Slowing demand in cars is causing automakers to cut down production to balance the rise in available inventory. April is the fourth month in a row where automakers report poor sales. Apparently, fewer Americans are buying cars now. But what caused this?
The possibility for disaster
You might be familiar of the subprime auto loan crisis that has recently grabbed headlines. A quarter of the American auto loan debt of $1.2 trillion is lent to high-risk borrowers or those who have not-so-stellar credit scores. As the panic sinks in among lenders, many tried to mitigate disaster by setting stricter guidelines and qualifications on their loan services and products. Now, a third of new auto loan originations are given to borrowers with FICO scores 720 and up.

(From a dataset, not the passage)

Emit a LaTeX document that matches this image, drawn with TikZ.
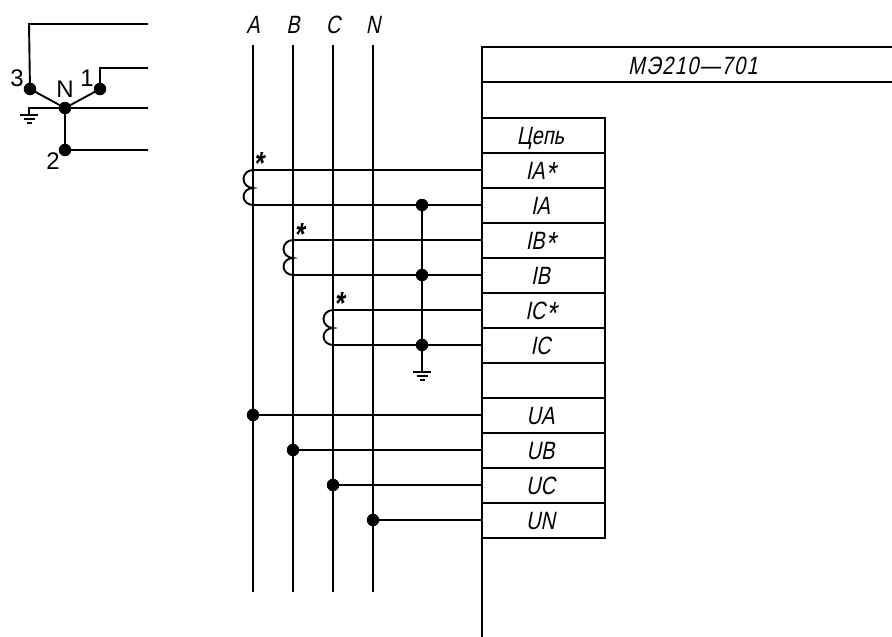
\documentclass[tikz,border=0pt]{standalone}
\usepackage{fontspec}
\setmainfont{Liberation Sans}
\newfontfamily\gost[FakeStretch=0.8,FakeSlant=0.2]{Liberation Sans}
\newfontfamily\gostwide[FakeStretch=0.8,FakeSlant=0.2,LetterSpace=6]{Liberation Sans}
\newcommand{\lowstar}{\hspace{0.5pt}\raisebox{-4.5pt}[0pt][0pt]{\fontsize{32}{32}\selectfont *}\hspace{3pt}}
\tikzset{
  wire/.style={line width=1.9pt,black},
  dotn/.style={circle,fill=black,inner sep=0pt,minimum size=12.5pt},
  lab/.style={font=\gost\fontsize{25}{25}\selectfont,inner sep=0pt,anchor=center,text height=18pt,text depth=0pt},
  cell/.style={lab,draw,line width=1.9pt,minimum width=123pt,minimum height=35pt,outer sep=0pt,execute at end node={\hspace{6pt}}},
  plain/.style={font=\fontsize{24}{24}\selectfont,inner sep=0pt,anchor=center},
  starmark/.style={font=\gost\bfseries\fontsize{32}{32}\selectfont,inner sep=0pt,anchor=center},
  gnd/.pic={\draw[line width=1.6pt] (-9,0)--(9,0) (-5.5,4)--(5.5,4);\draw[line width=1.6pt] (-2.5,8)--(2.5,8);}
}
\begin{document}
\begin{tikzpicture}[x=1pt,y=-1pt]
\useasboundingbox (0,0) rectangle (892,637);
% star connection
\node[dotn] (d3) at (30,89) {};
\node[dotn] (d1) at (100,89) {};
\node[dotn] (dn) at (65,108) {};
\node[dotn] (d2) at (65,150) {};
\coordinate (t3) at (148,24);
\coordinate (t1) at (148,68);
\coordinate (tn) at (148,108);
\coordinate (t2) at (148,150);
\coordinate (g0) at (29,115);
\draw[wire] (d3.center) -- (29,24) -- (t3);
\draw[wire] (d1.center) -- (100,68) -- (t1);
\draw[wire] (d3.center) -- (dn.center) -- (d1.center);
\draw[wire] (dn.center) -- (tn);
\draw[wire] (dn.center) -- (d2.center) -- (t2);
\draw[wire] (dn.center) -- (29,108) -- (g0);
\pic at (g0) {gnd};
\node[plain] (l3) at (17,78) {3};
\node[plain] (ln) at (65,89) {N};
\node[plain] (l1) at (87,78) {1};
\node[plain] (l2) at (53,161) {2};
% phases
\foreach \n/\x in {A/253,B/293,C/333,N/373}{
  \node[lab] (h\n) at (\x,24) {\n};
  \coordinate (p\n t) at (\x,45);
  \coordinate (p\n b) at (\x,592);
  \draw[wire] (p\n t) -- (p\n b);
}
% device frame
\coordinate (f0) at (482,637);
\coordinate (f1) at (482,47);
\coordinate (f2) at (892,47);
\coordinate (f3) at (482,82);
\coordinate (f4) at (892,82);
\draw[wire] (f0) -- (f1) -- (f2);
\draw[wire] (f3) -- (f4);
\node[lab,font=\gostwide\fontsize{25}{25}\selectfont] (title) at (693,65) {МЭ210—701};
% table
\foreach \i/\t in {0/Цепь,1/IA\lowstar,2/IA,3/IB\lowstar,4/IB,5/IC\lowstar,6/IC,7/{},8/UA,9/UB,10/UC,11/UN}{
  \node[cell] (r\i) at (543.5,135.5+35*\i) {\t};
}
% coils and current wires
\node[starmark] (s1) at (257.5,163) {*};
\node[starmark] (s2) at (298,234) {*};
\node[starmark] (s3) at (338,303) {*};
\draw[wire] (253,170) arc[start angle=-90,end angle=-270,x radius=9.5,y radius=9] arc[start angle=-90,end angle=-270,x radius=9.5,y radius=8.5];
\draw[wire] (293,240) arc[start angle=-90,end angle=-270,x radius=9.5,y radius=9] arc[start angle=-90,end angle=-270,x radius=9.5,y radius=8.5];
\draw[wire] (333,310) arc[start angle=-90,end angle=-270,x radius=9.5,y radius=9] arc[start angle=-90,end angle=-270,x radius=9.5,y radius=8.5];
\node[dotn] (j1) at (422,205) {};
\node[dotn] (j2) at (422,275) {};
\node[dotn] (j3) at (422,345) {};
\coordinate (g1) at (422,372);
\draw[wire] (253,170) -- (r1.west |- 253,170);
\draw[wire] (253,205) -- (j1.center) -- (r2.west |- j1.center);
\draw[wire] (293,240) -- (r3.west |- 293,240);
\draw[wire] (293,275) -- (j2.center) -- (r4.west |- j2.center);
\draw[wire] (333,310) -- (r5.west |- 333,310);
\draw[wire] (333,345) -- (j3.center) -- (r6.west |- j3.center);
\draw[wire] (j1.center) -- (j2.center) -- (j3.center) -- (g1);
\pic at (g1) {gnd};
% voltage wires
\node[dotn] (ua) at (253,415) {};
\node[dotn] (ub) at (293,450) {};
\node[dotn] (uc) at (333,485) {};
\node[dotn] (un) at (373,520) {};
\draw[wire] (ua.center) -- (r8.west |- ua.center);
\draw[wire] (ub.center) -- (r9.west |- ub.center);
\draw[wire] (uc.center) -- (r10.west |- uc.center);
\draw[wire] (un.center) -- (r11.west |- un.center);
\end{tikzpicture}
\end{document}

The tightening of credit, along with the rise in interest rates is making it harder for many potential borrowers to get financing for their vehicle-buying intent. Many are reconsidering their intention to buy new cars, with others just settling for used ones.
But the question right now is: is the mortgage sector following the auto loan sector’s example?

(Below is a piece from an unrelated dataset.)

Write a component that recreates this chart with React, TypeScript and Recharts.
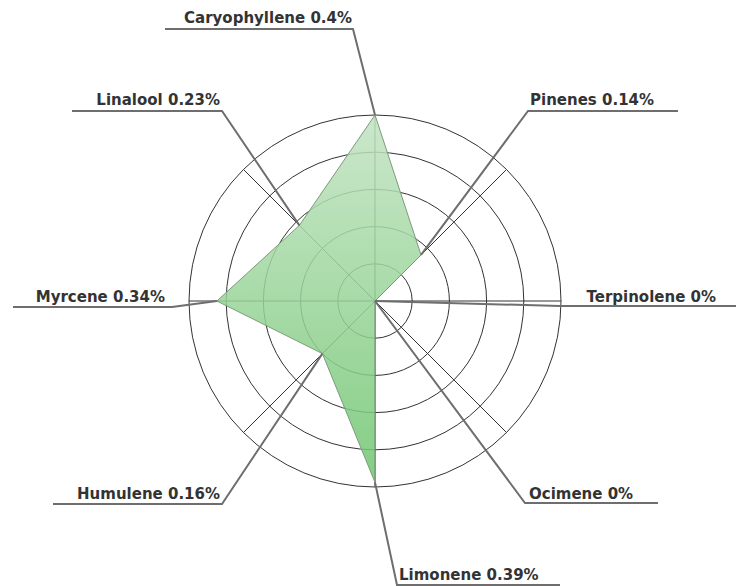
import { RadarChart, Radar, PolarGrid, PolarAngleAxis, PolarRadiusAxis } from "recharts"

const terpenes = [
  "Caryophyllene",
  "Pinenes",
  "Terpinolene",
  "Ocimene",
  "Limonene",
  "Humulene",
  "Myrcene",
  "Linalool",
]
const percents = [0.4, 0.14, 0, 0, 0.39, 0.16, 0.34, 0.23]
const radiusDomain = [0, 0.4]
const ringTicks = [0, 0.08, 0.16, 0.24, 0.32, 0.4]

// leader line layout for each label: elbow point, end of underline, text position
const labelLayout = [
  { ex: 353, ey: 29, ux: 165, tx: 352, ty: 23, anchor: "end" },
  { ex: 528, ey: 111, ux: 678, tx: 530, ty: 105, anchor: "start" },
  { ex: 560, ey: 306, ux: 740, tx: 716, ty: 302, anchor: "end" },
  { ex: 525, ey: 503, ux: 658, tx: 529, ty: 499, anchor: "start" },
  { ex: 397, ey: 585, ux: 560, tx: 399, ty: 580, anchor: "start" },
  { ex: 222, ey: 504, ux: 53, tx: 220, ty: 499, anchor: "end" },
  { ex: 172, ey: 307, ux: 13, tx: 165, ty: 302, anchor: "end" },
  { ex: 222, ey: 111, ux: 72, tx: 220, ty: 105, anchor: "end" },
]

const data = terpenes.map((name, i) => ({ name, value: percents[i] }))

function LeaderLabel(props: any) {
  const { cx, cy, index } = props
  const l = labelLayout[index]
  if (!l || cx == null) return <g key={`lbl-${index}`} />
  return (
    <g key={`lbl-${index}`}>
      <polyline
        points={`${cx},${cy} ${l.ex},${l.ey} ${l.ux},${l.ey}`}
        fill="none"
        stroke="#6e6e6e"
        strokeWidth={2}
      />
      <text
        x={l.tx}
        y={l.ty}
        textAnchor={l.anchor}
        fontFamily="'DejaVu Sans', Verdana, sans-serif"
        fontWeight="bold"
        fontSize={15}
        fill="#333"
      >
        {`${terpenes[index]} ${percents[index]}%`}
      </text>
    </g>
  )
}

export default function App() {
  return (
    <div style={{ position: "absolute", left: 0, top: 0 }}>
      <RadarChart
        width={736}
        height={586}
        data={data}
        cx={375}
        cy={301}
        outerRadius={186}
        margin={{ top: 0, right: 0, bottom: 0, left: 0 }}
      >
        <defs>
          <linearGradient id="terpFill" x1="0" y1="0" x2="0" y2="1">
            <stop offset="0%" stopColor="#c2e3c2" />
            <stop offset="100%" stopColor="#6fc56f" />
          </linearGradient>
        </defs>
        <PolarGrid gridType="circle" stroke="#333" strokeWidth={1} />
        <PolarAngleAxis dataKey="name" tick={false} axisLine={false} />
        <PolarRadiusAxis
          domain={radiusDomain}
          ticks={ringTicks}
          tick={{ fill: "none", stroke: "none" }}
          axisLine={false}
        />
        <Radar
          dataKey="value"
          stroke="#7d9a7d"
          strokeWidth={1}
          fill="url(#terpFill)"
          fillOpacity={0.85}
          dot={LeaderLabel}
          isAnimationActive={false}
        />
      </RadarChart>
    </div>
  )
}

A new report from the Federal Reserve’s Senior Loan Officer Survey has shown that commercial real estate lending standards tightened in the second half of 2016 following a warning by the Office of the Comptroller of the Currency regarding the easing of loan standards for mortgage originations. An analysis of a sample of fusion commercial mortgage-backed securities spanning the period of 2012 through the first quarter of 2017 also showed a significant drop in LTV (loan-to-value) ratio this year which indicates that commercial mortgage-backed securities lenders are tightening credit as well.
Remember that the boom of subprime mortgages caused the collapse of the housing market and paved the way for the Great Recession back in 2008. Of course, nobody would want to take that disastrous dive once more. Still, this does not prevent many other private players from taking advantage of the lack in competition. Those who choose to do so are racking up $20.4 billion last year alone, a significant rise compared to $12.2 billion the previous year.
Not plunging into crisis is a collective effort. But in this game of risk and rewards, the intent is always individually-motivated. Are we mature enough as a collective to never make the same mistake twice?